Civilian use of drone delays firefighting efforts in North Idaho
An air attack is conducted on on the Moyie Fire just southeast of the Idaho Forest Group Mill in Moyie Springs.
Idaho Department of Lands
Firefighters on the ground battling the Moyie Fire had to wait on aircraft support because a civilian drone was being flown in the area. The fire started August 21 just southeast of the Idaho Forest Group Mill in Moyie Springs.
Idaho Department of Lands (IDL) Fire led the response with assistance from local firefighters, but aircraft ordered for the fire could not immediately fly because of the drone. Flying civilian drones near an emergency scene is against the law and interferes with firefighting aircraft, works against the firefighters on the scene, and creates a serious safety issue.
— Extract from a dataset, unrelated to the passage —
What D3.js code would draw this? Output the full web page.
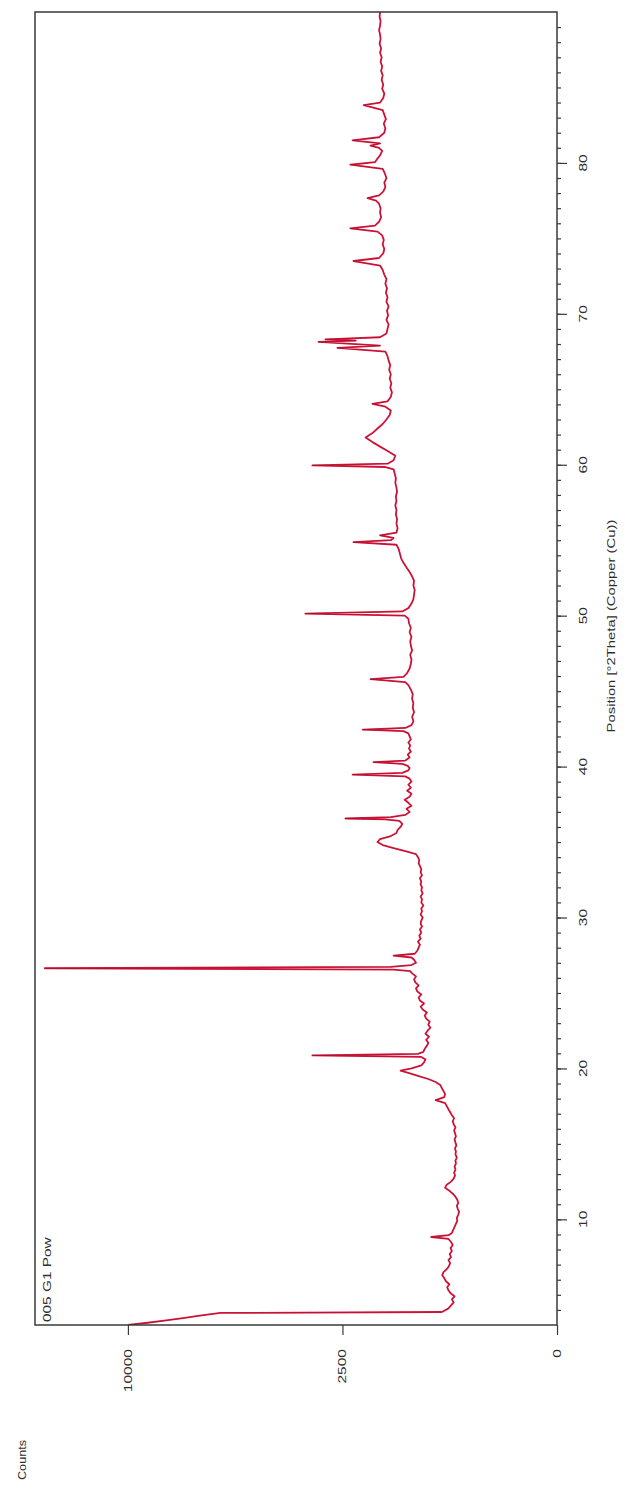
<!DOCTYPE html>
<html>
<head>
<meta charset="utf-8">
<script src="https://cdn.jsdelivr.net/npm/d3@7"></script>
<style>
  html, body { margin: 0; padding: 0; background: #ffffff; }
  svg { display: block; }
  text { font-family: "Liberation Sans", Arial, sans-serif; fill: #2e2e2e; }
</style>
</head>
<body>
<svg id="chart" width="631" height="1507"></svg>
<script>
// ---- data ----
const twoTheta = [
  3.00, 3.15, 3.30, 3.45, 3.60, 3.72, 3.80, 3.86, 3.95, 4.10,
  4.30, 4.50, 4.70, 4.90, 5.10, 5.30, 5.50, 5.70, 5.90, 6.10,
  6.30, 6.50, 6.70, 6.90, 7.10, 7.30, 7.50, 7.70, 7.90, 8.10,
  8.30, 8.50, 8.70, 8.83, 8.95, 9.10, 9.30, 9.50, 9.70, 9.90,
  10.1, 10.3, 10.5, 10.7, 10.9, 11.1, 11.3, 11.5, 11.7, 11.9,
  12.1, 12.3, 12.5, 12.7, 12.9, 13.1, 13.3, 13.5, 13.7, 13.9,
  14.1, 14.3, 14.5, 14.7, 14.9, 15.1, 15.3, 15.5, 15.7, 15.9,
  16.1, 16.3, 16.5, 16.7, 16.9, 17.1, 17.3, 17.5, 17.7, 17.9,
  18.1, 18.3, 18.5, 18.7, 18.9, 19.1, 19.3, 19.5, 19.7, 19.85,
  20.0, 20.2, 20.4, 20.6, 20.76, 20.86, 20.96, 21.1, 21.3, 21.5,
  21.7, 21.9, 22.1, 22.3, 22.5, 22.7, 22.9, 23.1, 23.3, 23.5,
  23.7, 23.9, 24.1, 24.3, 24.5, 24.7, 24.9, 25.1, 25.3, 25.5,
  25.7, 25.9, 26.1, 26.3, 26.45, 26.55, 26.64, 26.73, 26.85, 27.0,
  27.2, 27.35, 27.47, 27.6, 27.8, 28.0, 28.2, 28.4, 28.6, 28.8,
  29.0, 29.2, 29.4, 29.6, 29.8, 30.0, 30.2, 30.4, 30.6, 30.8,
  31.0, 31.2, 31.4, 31.6, 31.8, 32.0, 32.2, 32.4, 32.6, 32.8,
  33.0, 33.2, 33.4, 33.6, 33.8, 34.0, 34.2, 34.4, 34.6, 34.8,
  35.0, 35.2, 35.4, 35.6, 35.8, 36.0, 36.2, 36.4, 36.5, 36.56,
  36.65, 36.8, 37.0, 37.2, 37.4, 37.6, 37.8, 38.0, 38.2, 38.4,
  38.6, 38.8, 39.0, 39.2, 39.35, 39.47, 39.58, 39.75, 39.9, 40.05,
  40.18, 40.29, 40.4, 40.6, 40.8, 41.0, 41.2, 41.4, 41.6, 41.8,
  42.0, 42.2, 42.35, 42.45, 42.56, 42.75, 43.0, 43.3, 43.6, 43.9,
  44.2, 44.5, 44.8, 45.1, 45.4, 45.6, 45.79, 45.95, 46.2, 46.5,
  46.8, 47.1, 47.4, 47.7, 48.0, 48.3, 48.6, 48.9, 49.2, 49.5,
  49.8, 50.0, 50.14, 50.28, 50.5, 50.8, 51.1, 51.4, 51.7, 52.0,
  52.3, 52.6, 52.9, 53.2, 53.5, 53.8, 54.1, 54.4, 54.7, 54.87,
  55.0, 55.15, 55.32, 55.5, 55.8, 56.1, 56.4, 56.7, 57.0, 57.3,
  57.6, 57.9, 58.2, 58.5, 58.8, 59.1, 59.4, 59.7, 59.85, 59.96,
  60.08, 60.3, 60.6, 60.9, 61.2, 61.5, 61.8, 62.1, 62.4, 62.7,
  63.0, 63.3, 63.6, 63.85, 64.04, 64.2, 64.5, 64.8, 65.1, 65.4,
  65.7, 66.0, 66.3, 66.6, 66.9, 67.2, 67.5, 67.74, 67.9, 68.14,
  68.22, 68.31, 68.45, 68.7, 69.0, 69.3, 69.6, 69.9, 70.2, 70.5,
  70.8, 71.1, 71.4, 71.7, 72.0, 72.3, 72.6, 72.9, 73.2, 73.5,
  73.7, 74.0, 74.3, 74.6, 74.9, 75.2, 75.45, 75.66, 75.85, 76.1,
  76.4, 76.7, 77.0, 77.3, 77.5, 77.67, 77.85, 78.1, 78.4, 78.7,
  79.0, 79.3, 79.6, 79.88, 80.05, 80.25, 80.5, 80.8, 81.0, 81.15,
  81.3, 81.5, 81.7, 82.0, 82.3, 82.6, 82.9, 83.2, 83.5, 83.83,
  84.0, 84.3, 84.6, 84.9, 85.2, 85.5, 85.8, 86.1, 86.4, 86.7,
  87.0, 87.3, 87.6, 87.9, 88.2, 88.5, 88.8, 89.1, 89.4, 89.7,
  90.0
];
const counts = [
  10000, 9100, 8300, 7600, 7000, 6500, 6150, 720, 690, 640,
  610, 580, 600, 570, 615, 640, 655, 630, 670, 690,
  715, 700, 660, 635, 620, 640, 610, 625, 600, 615,
  590, 610, 640, 860, 640, 600, 585, 570, 555, 540,
  545, 530, 520, 535, 545, 530, 540, 560, 590, 630,
  680, 660, 610, 580, 565, 575, 560, 570, 555, 560,
  545, 560, 555, 565, 550, 560, 570, 555, 565, 575,
  560, 580, 590, 575, 600, 620, 640, 660, 680, 800,
  690, 680, 700, 720, 740, 800, 900, 1050, 1200, 1330,
  1150, 1000, 960, 940, 1000, 3250, 1050, 970, 950, 920,
  900, 930, 890, 940, 910, 870, 900, 880, 930, 950,
  920, 980, 1010, 960, 1020, 1040, 1000, 1060, 1080, 1040,
  1090, 1110, 1080, 1140, 1170, 1450, 14250, 1500, 1150, 1080,
  1110, 1150, 1450, 1100, 1060, 1040, 1020, 1050, 1010, 1030,
  1000, 1020, 990, 1010, 1000, 980, 1010, 990, 1000, 970,
  1000, 990, 1010, 980, 1000, 990, 1010, 1000, 1020, 990,
  1010, 1000, 1020, 1040, 1030, 1050, 1080, 1250, 1450, 1650,
  1750, 1700, 1500, 1400, 1380, 1330, 1300, 1350, 1600, 2430,
  1500, 1250, 1180, 1230, 1150, 1200, 1260, 1180, 1150, 1220,
  1160, 1200, 1150, 1180, 1250, 2270, 1300, 1200, 1180, 1210,
  1300, 1830, 1250, 1180, 1210, 1160, 1190, 1170, 1200, 1160,
  1180, 1200, 1280, 2050, 1250, 1150, 1120, 1140, 1110, 1130,
  1120, 1140, 1130, 1160, 1200, 1250, 1890, 1280, 1220, 1180,
  1160, 1150, 1170, 1140, 1160, 1170, 1150, 1180, 1160, 1190,
  1200, 1260, 3440, 1300, 1200, 1150, 1120, 1110, 1100, 1120,
  1110, 1140, 1180, 1230, 1280, 1320, 1340, 1360, 1400, 2250,
  1500, 1450, 1700, 1400, 1380, 1400, 1390, 1410, 1400, 1420,
  1400, 1410, 1390, 1400, 1420, 1410, 1430, 1450, 1600, 3250,
  1550, 1450, 1420, 1550, 1700, 1850, 1990, 1850, 1750, 1650,
  1580, 1520, 1500, 1600, 1850, 1560, 1500, 1480, 1510, 1490,
  1520, 1500, 1530, 1510, 1540, 1560, 1600, 2620, 1700, 3090,
  2200, 2910, 1700, 1580, 1560, 1540, 1580, 1550, 1570, 1540,
  1580, 1560, 1590, 1570, 1600, 1580, 1620, 1650, 1700, 2250,
  1720, 1640, 1620, 1650, 1630, 1660, 1750, 2320, 1800, 1720,
  1680, 1700, 1690, 1720, 1780, 1950, 1720, 1640, 1600, 1620,
  1580, 1610, 1650, 2320, 1800, 1760, 1700, 1660, 1720, 1890,
  1700, 2270, 1720, 1620, 1600, 1630, 1590, 1620, 1650, 2030,
  1700, 1640, 1620, 1660, 1640, 1670, 1650, 1680, 1660, 1690,
  1670, 1700, 1680, 1710, 1690, 1700, 1720, 1700, 1690, 1710,
  1700
];
const thetaDomain = [3, 90];
const countMax = 14800;
const thetaMajorTicks = [10, 20, 30, 40, 50, 60, 70, 80];
const countTicks = [0, 2500, 10000];
const seriesLabel = "005 G1 Pow";
const xTitle = "Position [°2Theta] (Copper (Cu))";
const yTitle = "Counts";

// ---- layout (chart is drawn rotated: 2Theta runs bottom->top, counts run right->left) ----
const frame = { left: 35, right: 557, top: 12, bottom: 1325 };
const svg = d3.select("#chart");

const tScale = d3.scaleLinear().domain(thetaDomain).range([frame.bottom, frame.top]);
const cScale = d3.scaleSqrt().domain([0, countMax]).range([frame.right, frame.left]);

const data = twoTheta.map((t, i) => ({ t, c: counts[i] }));

svg.append("clipPath").attr("id", "clip")
  .append("rect")
  .attr("x", frame.left).attr("y", frame.top)
  .attr("width", frame.right - frame.left).attr("height", frame.bottom - frame.top);

const line = d3.line().x(d => cScale(d.c)).y(d => tScale(d.t));

const plot = svg.append("g").attr("clip-path", "url(#clip)");
plot.append("path").datum(data)
  .attr("d", line)
  .attr("fill", "none")
  .attr("stroke", "#e8163f")
  .attr("stroke-width", 1.8)
  .attr("stroke-linejoin", "round");
plot.append("path").datum(data)
  .attr("d", line)
  .attr("fill", "none")
  .attr("stroke", "#4a1822")
  .attr("stroke-width", 0.6)
  .attr("stroke-opacity", 0.55);

// frame
svg.append("rect")
  .attr("x", frame.left).attr("y", frame.top)
  .attr("width", frame.right - frame.left).attr("height", frame.bottom - frame.top)
  .attr("fill", "none").attr("stroke", "#3a3a3a").attr("stroke-width", 1.5);

// 2Theta axis (right side)
const minor = svg.append("g").attr("transform", `translate(${frame.right},0)`)
  .call(d3.axisRight(tScale).tickValues(d3.range(4, 90, 1)).tickSize(4).tickFormat(""));
const major = svg.append("g").attr("transform", `translate(${frame.right},0)`)
  .call(d3.axisRight(tScale).tickValues(thetaMajorTicks).tickSize(10).tickFormat(""));
// counts axis (bottom)
const cAxis = svg.append("g").attr("transform", `translate(0,${frame.bottom})`)
  .call(d3.axisBottom(cScale).tickValues(countTicks).tickSize(10).tickFormat(""));
[minor, major, cAxis].forEach(g => {
  g.select(".domain").remove();
  g.selectAll("line").attr("stroke", "#3a3a3a").attr("stroke-width", 1.2);
});

const stretch = "scale(1.35,1)";
const fs = 11.5;

// theta tick labels
svg.append("g").selectAll("text").data(thetaMajorTicks).join("text")
  .attr("transform", d => `translate(587,${tScale(d)}) rotate(-90) ${stretch}`)
  .attr("text-anchor", "middle")
  .attr("font-size", fs)
  .text(d => d);

// count tick labels
svg.append("g").selectAll("text").data(countTicks).join("text")
  .attr("transform", d => `translate(${cScale(d)},1349) rotate(-90) ${stretch}`)
  .attr("text-anchor", "end")
  .attr("dy", "0.35em")
  .attr("font-size", fs)
  .text(d => d);

// axis titles
svg.append("text")
  .attr("transform", `translate(615,626) rotate(-90) ${stretch}`)
  .attr("text-anchor", "middle")
  .attr("font-size", 11)
  .text(xTitle);

svg.append("text")
  .attr("transform", `translate(26,1460) rotate(-90) scale(1.15,1)`)
  .attr("text-anchor", "middle")
  .attr("font-size", 11)
  .text(yTitle);

// series label
svg.append("text")
  .attr("transform", `translate(51,1322) rotate(-90) scale(1.4,1)`)
  .attr("text-anchor", "start")
  .attr("font-size", 11)
  .text(seriesLabel);
</script>
</body>
</html>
“The residents of approximately 50 Moyie Springs homes living near the mill were notified of the fire and the potential need for evacuation,” said Josh Harvey, IDL Fire Bureau Chief. “Clearly, we needed to get air support for the firefighting effort as soon as possible and the drone use put that on hold. Unfortunately this type of situation is not uncommon. We are reminding the public that drones can put firefighters, homes, and resources at risk.”
After the drone was gone, multiple firefighting aircraft went to work attacking the fire repeatedly while ground crews constructed a fire control line using hand tools. The fire was kept to 3 acres.